**Task to carry out**
In the listing that follows, retype every line from the first through the one containing "import * as echarts from 'echarts';". Pictures are to be left out.

[start of Material]

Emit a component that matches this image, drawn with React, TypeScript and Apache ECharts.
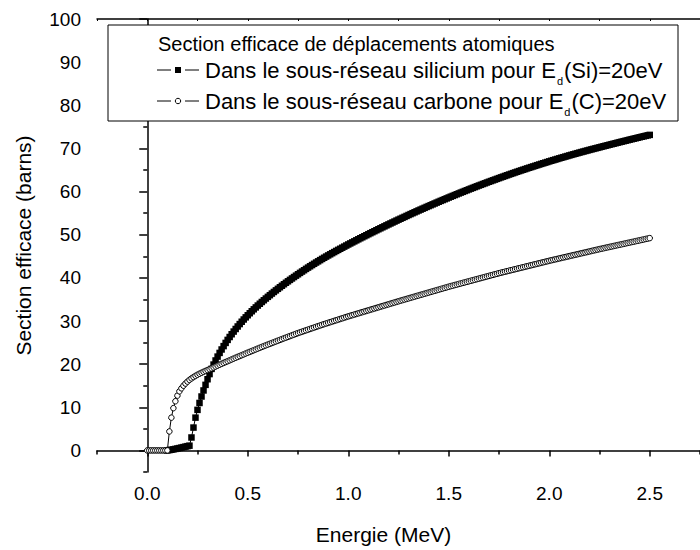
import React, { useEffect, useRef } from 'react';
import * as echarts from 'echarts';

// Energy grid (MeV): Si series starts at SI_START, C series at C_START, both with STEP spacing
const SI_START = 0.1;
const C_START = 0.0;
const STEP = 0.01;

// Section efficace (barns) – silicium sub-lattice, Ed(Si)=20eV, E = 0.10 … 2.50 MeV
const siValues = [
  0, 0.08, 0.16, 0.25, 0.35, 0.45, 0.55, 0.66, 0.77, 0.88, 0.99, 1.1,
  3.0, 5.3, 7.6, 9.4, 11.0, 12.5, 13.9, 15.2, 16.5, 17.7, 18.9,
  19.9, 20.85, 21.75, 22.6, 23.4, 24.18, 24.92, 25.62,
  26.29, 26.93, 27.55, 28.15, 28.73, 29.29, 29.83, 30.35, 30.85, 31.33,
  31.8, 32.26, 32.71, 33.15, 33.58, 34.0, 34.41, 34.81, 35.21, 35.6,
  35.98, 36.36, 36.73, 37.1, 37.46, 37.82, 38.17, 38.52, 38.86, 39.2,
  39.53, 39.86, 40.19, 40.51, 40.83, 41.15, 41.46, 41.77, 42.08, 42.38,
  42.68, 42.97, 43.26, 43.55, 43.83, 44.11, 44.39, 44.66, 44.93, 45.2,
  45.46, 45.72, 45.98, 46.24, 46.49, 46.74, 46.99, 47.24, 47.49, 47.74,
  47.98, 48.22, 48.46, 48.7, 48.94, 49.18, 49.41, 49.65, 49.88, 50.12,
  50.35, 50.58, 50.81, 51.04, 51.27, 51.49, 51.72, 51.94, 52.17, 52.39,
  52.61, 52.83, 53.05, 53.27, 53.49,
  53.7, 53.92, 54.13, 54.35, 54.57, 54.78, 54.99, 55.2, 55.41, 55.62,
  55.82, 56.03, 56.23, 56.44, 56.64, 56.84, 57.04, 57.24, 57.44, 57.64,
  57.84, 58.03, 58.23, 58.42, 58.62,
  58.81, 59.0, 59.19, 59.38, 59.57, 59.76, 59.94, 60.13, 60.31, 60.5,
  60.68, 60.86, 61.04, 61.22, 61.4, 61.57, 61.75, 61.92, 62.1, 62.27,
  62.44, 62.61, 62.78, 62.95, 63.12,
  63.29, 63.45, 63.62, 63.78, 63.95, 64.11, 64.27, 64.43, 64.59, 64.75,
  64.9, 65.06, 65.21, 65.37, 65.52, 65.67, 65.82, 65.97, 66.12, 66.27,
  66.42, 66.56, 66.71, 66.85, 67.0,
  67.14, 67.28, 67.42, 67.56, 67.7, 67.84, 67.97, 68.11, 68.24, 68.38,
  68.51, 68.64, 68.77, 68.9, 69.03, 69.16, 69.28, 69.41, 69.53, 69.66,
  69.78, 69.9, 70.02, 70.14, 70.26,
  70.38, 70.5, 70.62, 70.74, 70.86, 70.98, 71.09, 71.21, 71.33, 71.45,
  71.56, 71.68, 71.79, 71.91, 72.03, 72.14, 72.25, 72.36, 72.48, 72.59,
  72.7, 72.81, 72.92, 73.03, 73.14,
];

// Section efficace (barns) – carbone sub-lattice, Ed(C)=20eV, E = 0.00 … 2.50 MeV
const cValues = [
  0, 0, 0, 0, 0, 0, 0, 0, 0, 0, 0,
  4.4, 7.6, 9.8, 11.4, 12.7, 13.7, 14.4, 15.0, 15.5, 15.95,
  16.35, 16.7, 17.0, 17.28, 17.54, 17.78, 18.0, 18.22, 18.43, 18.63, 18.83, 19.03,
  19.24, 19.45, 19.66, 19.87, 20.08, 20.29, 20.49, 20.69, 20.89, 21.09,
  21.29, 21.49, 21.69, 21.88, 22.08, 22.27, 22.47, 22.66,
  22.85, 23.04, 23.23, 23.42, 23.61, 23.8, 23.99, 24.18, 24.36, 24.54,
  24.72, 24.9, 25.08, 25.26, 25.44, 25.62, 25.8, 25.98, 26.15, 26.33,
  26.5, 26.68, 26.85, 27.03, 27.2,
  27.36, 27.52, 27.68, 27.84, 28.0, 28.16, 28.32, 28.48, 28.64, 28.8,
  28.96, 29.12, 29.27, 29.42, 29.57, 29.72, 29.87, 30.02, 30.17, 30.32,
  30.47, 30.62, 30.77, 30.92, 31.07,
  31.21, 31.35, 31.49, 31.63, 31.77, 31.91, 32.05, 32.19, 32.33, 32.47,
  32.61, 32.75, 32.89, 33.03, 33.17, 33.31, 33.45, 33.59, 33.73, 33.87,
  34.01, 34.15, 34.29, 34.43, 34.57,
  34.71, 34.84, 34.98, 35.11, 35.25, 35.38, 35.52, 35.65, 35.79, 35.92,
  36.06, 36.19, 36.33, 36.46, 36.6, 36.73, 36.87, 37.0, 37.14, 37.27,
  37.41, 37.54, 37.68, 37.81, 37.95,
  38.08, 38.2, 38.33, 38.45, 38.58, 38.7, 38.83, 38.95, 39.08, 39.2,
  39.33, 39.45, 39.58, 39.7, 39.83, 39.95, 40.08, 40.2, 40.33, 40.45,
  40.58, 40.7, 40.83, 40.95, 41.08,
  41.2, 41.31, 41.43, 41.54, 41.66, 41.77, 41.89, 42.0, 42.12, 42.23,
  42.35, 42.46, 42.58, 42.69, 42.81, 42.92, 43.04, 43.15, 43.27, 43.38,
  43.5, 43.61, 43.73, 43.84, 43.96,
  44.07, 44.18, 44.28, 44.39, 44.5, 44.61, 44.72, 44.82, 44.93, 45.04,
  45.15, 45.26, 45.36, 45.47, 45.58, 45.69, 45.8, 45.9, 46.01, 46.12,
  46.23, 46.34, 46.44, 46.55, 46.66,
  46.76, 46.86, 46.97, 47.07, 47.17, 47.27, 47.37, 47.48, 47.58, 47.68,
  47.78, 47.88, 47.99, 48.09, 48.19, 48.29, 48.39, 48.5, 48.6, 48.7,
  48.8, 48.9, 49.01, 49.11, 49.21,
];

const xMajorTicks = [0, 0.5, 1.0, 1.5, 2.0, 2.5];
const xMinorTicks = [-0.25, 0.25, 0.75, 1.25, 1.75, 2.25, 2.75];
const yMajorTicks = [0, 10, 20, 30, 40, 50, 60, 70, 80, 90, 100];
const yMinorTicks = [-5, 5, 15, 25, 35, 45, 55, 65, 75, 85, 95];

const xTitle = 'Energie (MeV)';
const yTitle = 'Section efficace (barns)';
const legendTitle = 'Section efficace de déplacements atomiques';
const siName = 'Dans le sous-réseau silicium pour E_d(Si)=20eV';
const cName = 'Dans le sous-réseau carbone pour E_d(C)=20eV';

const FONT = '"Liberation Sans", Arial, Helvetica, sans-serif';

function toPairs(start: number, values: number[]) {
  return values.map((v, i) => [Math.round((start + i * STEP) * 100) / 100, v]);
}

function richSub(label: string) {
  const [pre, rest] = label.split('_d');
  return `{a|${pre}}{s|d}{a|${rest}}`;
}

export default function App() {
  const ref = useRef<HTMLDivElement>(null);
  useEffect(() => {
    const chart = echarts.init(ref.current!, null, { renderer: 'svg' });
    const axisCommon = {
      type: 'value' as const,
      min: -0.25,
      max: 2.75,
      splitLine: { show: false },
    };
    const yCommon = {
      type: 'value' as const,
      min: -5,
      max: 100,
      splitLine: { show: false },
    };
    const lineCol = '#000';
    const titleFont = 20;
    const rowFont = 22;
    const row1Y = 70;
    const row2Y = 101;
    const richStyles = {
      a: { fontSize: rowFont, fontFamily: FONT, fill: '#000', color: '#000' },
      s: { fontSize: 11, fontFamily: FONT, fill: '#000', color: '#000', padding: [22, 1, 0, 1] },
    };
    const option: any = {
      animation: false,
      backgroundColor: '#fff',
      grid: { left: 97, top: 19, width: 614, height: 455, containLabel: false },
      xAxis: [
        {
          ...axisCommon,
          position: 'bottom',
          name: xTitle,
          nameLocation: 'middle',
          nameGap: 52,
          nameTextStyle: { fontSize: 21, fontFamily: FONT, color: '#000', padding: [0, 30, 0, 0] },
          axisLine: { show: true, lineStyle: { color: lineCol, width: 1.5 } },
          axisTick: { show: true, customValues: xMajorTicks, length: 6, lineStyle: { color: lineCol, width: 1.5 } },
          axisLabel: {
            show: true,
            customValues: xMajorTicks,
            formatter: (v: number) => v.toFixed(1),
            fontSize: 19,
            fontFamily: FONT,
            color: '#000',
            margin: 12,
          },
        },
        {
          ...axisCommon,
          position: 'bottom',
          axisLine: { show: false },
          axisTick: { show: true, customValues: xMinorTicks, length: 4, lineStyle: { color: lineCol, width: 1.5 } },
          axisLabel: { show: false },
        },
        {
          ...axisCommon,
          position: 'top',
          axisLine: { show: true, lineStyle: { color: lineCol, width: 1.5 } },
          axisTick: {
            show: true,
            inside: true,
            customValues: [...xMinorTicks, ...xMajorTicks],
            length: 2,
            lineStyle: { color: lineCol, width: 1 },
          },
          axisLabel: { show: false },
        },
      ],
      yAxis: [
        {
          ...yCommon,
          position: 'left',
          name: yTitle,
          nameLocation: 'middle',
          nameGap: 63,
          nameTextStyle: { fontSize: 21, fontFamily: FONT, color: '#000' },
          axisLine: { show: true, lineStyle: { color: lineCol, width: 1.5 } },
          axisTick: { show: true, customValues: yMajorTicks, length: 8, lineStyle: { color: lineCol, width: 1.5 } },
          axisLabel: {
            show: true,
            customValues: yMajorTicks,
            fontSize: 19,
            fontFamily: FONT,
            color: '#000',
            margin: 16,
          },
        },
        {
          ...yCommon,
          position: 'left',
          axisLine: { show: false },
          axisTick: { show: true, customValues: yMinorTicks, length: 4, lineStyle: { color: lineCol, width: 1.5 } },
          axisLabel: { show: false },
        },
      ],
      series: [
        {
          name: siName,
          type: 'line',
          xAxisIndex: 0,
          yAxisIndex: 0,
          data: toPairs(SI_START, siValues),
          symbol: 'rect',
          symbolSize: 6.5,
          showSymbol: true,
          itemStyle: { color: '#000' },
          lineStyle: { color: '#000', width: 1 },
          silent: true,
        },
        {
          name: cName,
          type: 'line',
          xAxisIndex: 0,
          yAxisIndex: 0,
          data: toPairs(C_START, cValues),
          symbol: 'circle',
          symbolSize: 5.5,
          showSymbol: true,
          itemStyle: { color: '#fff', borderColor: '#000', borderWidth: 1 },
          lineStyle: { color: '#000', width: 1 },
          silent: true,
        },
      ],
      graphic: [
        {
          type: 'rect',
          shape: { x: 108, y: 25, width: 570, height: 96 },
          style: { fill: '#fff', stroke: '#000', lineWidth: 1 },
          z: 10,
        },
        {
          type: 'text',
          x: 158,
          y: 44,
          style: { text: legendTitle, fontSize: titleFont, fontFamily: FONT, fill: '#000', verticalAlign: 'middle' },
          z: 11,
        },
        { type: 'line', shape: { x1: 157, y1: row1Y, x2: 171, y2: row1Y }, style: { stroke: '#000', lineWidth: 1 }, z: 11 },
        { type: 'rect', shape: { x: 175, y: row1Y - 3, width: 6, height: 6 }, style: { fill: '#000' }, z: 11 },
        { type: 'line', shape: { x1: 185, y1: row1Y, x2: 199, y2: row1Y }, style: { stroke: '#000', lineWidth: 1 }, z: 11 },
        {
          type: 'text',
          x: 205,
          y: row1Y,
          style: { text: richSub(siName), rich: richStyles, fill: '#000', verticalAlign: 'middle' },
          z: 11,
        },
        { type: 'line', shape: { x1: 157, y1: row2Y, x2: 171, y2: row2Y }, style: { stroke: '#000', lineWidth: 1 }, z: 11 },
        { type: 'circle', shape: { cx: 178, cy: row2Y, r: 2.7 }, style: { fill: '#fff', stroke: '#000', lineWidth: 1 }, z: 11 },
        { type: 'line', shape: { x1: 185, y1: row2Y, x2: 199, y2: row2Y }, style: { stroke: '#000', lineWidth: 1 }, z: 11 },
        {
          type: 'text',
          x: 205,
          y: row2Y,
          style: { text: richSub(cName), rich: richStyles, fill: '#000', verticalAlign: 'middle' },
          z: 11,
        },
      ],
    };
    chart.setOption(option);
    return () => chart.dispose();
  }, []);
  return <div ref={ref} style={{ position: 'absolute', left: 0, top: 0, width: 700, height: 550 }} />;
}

[end of Material]

**Solution to this exercise**
Emit a component that matches this image, drawn with React, TypeScript and Apache ECharts.
import React, { useEffect, useRef } from 'react';
import * as echarts from 'echarts';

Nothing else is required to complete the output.